The opening stanza sees Ted as a nurturer and observer of nature. Green oat-sprouts seem to rise from his footsteps; his mere naming brings a lapwing into existence and sets rabbits "in a rout." In a pastoral world teeming with animals and life, Ted appears as a figure of consequence, almost a demiurge.

This theme is extended in the second stanza with the imagery of "Loam-humps" and "moles" that are described as having "blue fur." Ted is depicted as an almost scientific observer, splitting "chalk-hulled flint" to reveal the "flayed colors" within, which ripen "rich, brown, sudden in sunlight." Here, the poetic voice emphasizes his intellectual curiosity and keen observation skills that enable him to reveal the hidden beauty in the world.

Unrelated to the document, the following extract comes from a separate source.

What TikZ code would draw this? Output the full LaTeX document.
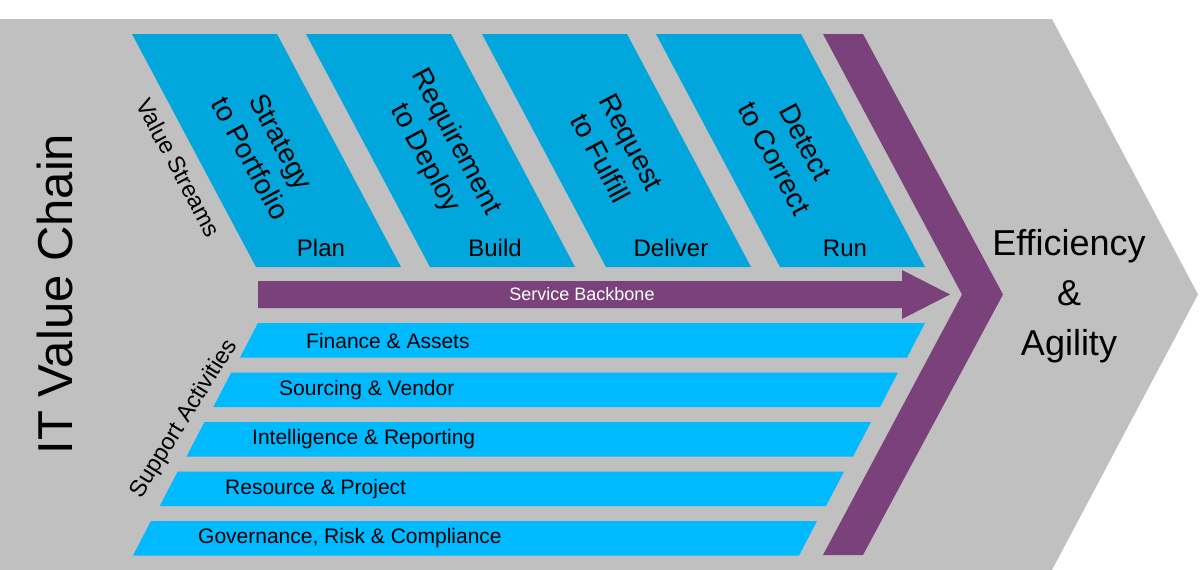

The third stanza speaks to Ted's agricultural mastery, with fields that "heaves forth stalk, leaf, fruit-nubbed emerald" at his "least look." Here again, his very gaze seems generative, fertile, and commanding. The phrase "at his hand's staunch hest, birds build" encapsulates this idea of nature responding directly to his unspoken orders, attesting to his innate authority.

The concluding stanza presents Ted as almost a lord of nature, around whom "Ringdoves roost well within his wood" and adapt their songs "to suit which mood / he saunters in." In this atmosphere of abundant vitality and responsiveness, the poet, as "Adam's woman," feels overjoyed. The last two lines reveal the full scope of her admiration, suggesting that the world itself "leaps to laud such man's blood."

In essence, "Ode for Ted" is less about Ted Hughes the individual and more about Ted as an archetypal male figure in tune with the pastoral, natural world. His power is less about dominion and more about symbiosis, the capability to live in harmony with nature, to understand it, and even to provoke it into fuller life. For Plath, this is the ideal: a man so integrated into the natural world that he almost seems a part of it, a compelling force that even the earth itself "leaps" to acknowledge. Through the various images and the overall tone of reverence, the poem serves as a celebration of both the man and the vital life force that Plath sees in him.